Tuesday, August 4, 2020

The "Jakarta Method"

I had never heard of the term until I read Vincent Bevins’s latest book: The Jakarta Method: Washington’s Anti-Communist Crusade and the Mass Murder Program that Shaped Our World (2020, PublicAffairs). Bevins is an American journalist who has worked in Brazil, the UK and Indonesia.

I have been to many parts of Indonesia and have even stationed myself in Jakarta for a couple of months, but nobody has ever mentioned this term to me, even though what did happen to Indonesia in the aftermath of Suharta takeover is known to all. Bevins says that some one million Indonesians lost their lives during that period, just because they were members of the Communist Party of Indonesia or who were identified to be sympathizers of its ideology.

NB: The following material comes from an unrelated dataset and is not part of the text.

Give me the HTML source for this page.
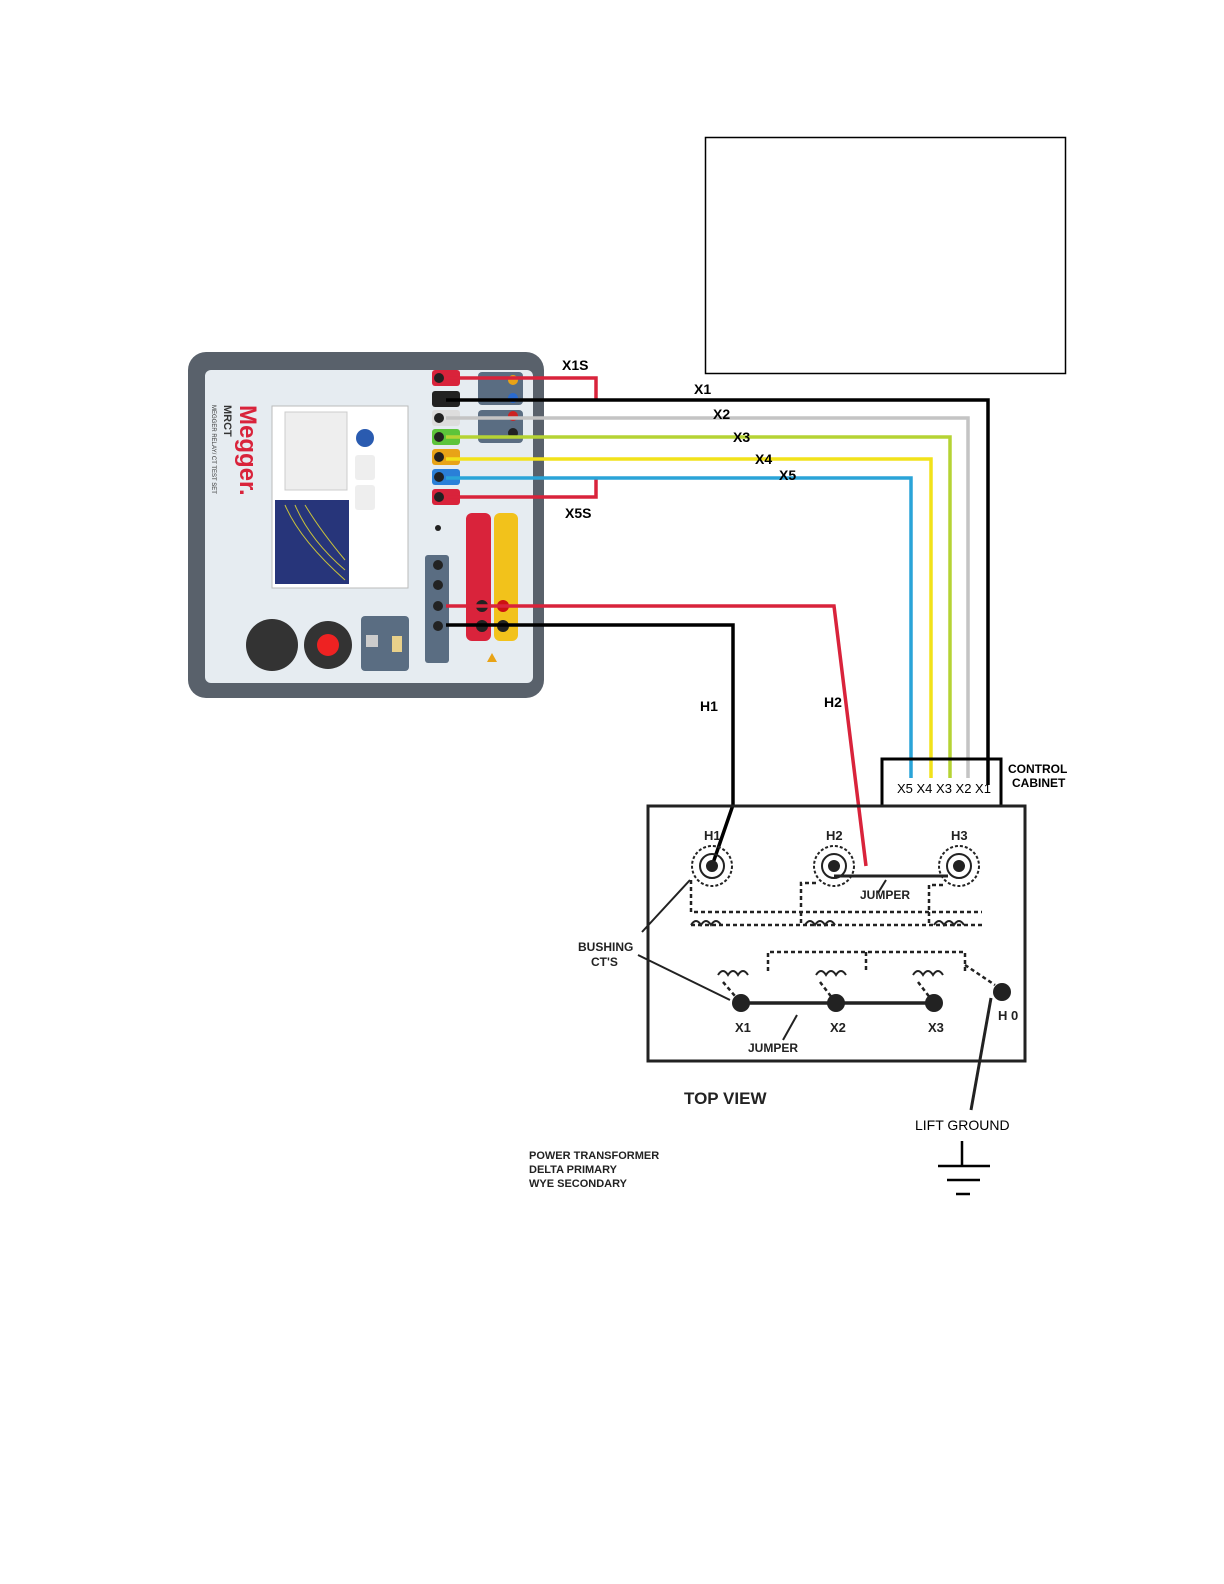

Apparently, the seed of the slaughter was sown during Sukarno’s rule. And the US’s success in Indonesia was quickly adopted spread far and wide.

In 1961, Sukarno hosted a seemingly successful conference for non-aligned nations in Bandung. It was supposed to unite the newly independent countries in Latin America, Africa, and Asia to stand up to their former colonial masters and the US. Socialism appeared to be their rallying cause. But amongst them, many were already Communist countries. The ideology was gaining ground in many parts of the world, thanks to the developments in the USSR and its satellites in East Europe, and China. This awoken the US.

CIA immediately started to systematically and ruthlessly to undermine these fledgling governments. It openly funded their militaries and soon they seized power and turn their countries into military dictatorships. CIA sponsored their extermination of anyone, no matter who remotely he or she was, or said to be, associated with Communist or left-wing activities in these countries. Indonesia was its first target, hence the term the Jakarta Method.

Some one quarter of Indonesia’s population was said to be sympathetic to the Communist Party of Indonesia. Even though the Communists there were against armed struggle, the Suharta regime went on to liquidate some one million of them in cold blood. Many who were posted or studying overseas were cut adrift and some are still languishing in countries like the Netherlands and Brazil, even Cuba today.

Extermination exercises were conducted everywhere, many were totally ruthless. Bevins documents in good details some of these: Argentina, Bolivia, Brazil, Chile, Paraguay, Uruguay, Columbia, El Salvador, Guatemala, Honduras, Mexico, Nicaragua, and Venezuela in Latin America, and Iran, Iraq, the Philippines, South Korea, Taiwan, Thailand, Vietnam and East Timur. In Africa, he lists only Sudan, but I believe many African dictatorships would not have happened without the US money and efforts.

Uncle Sam, you have so much blood on your hands! Yet you want more!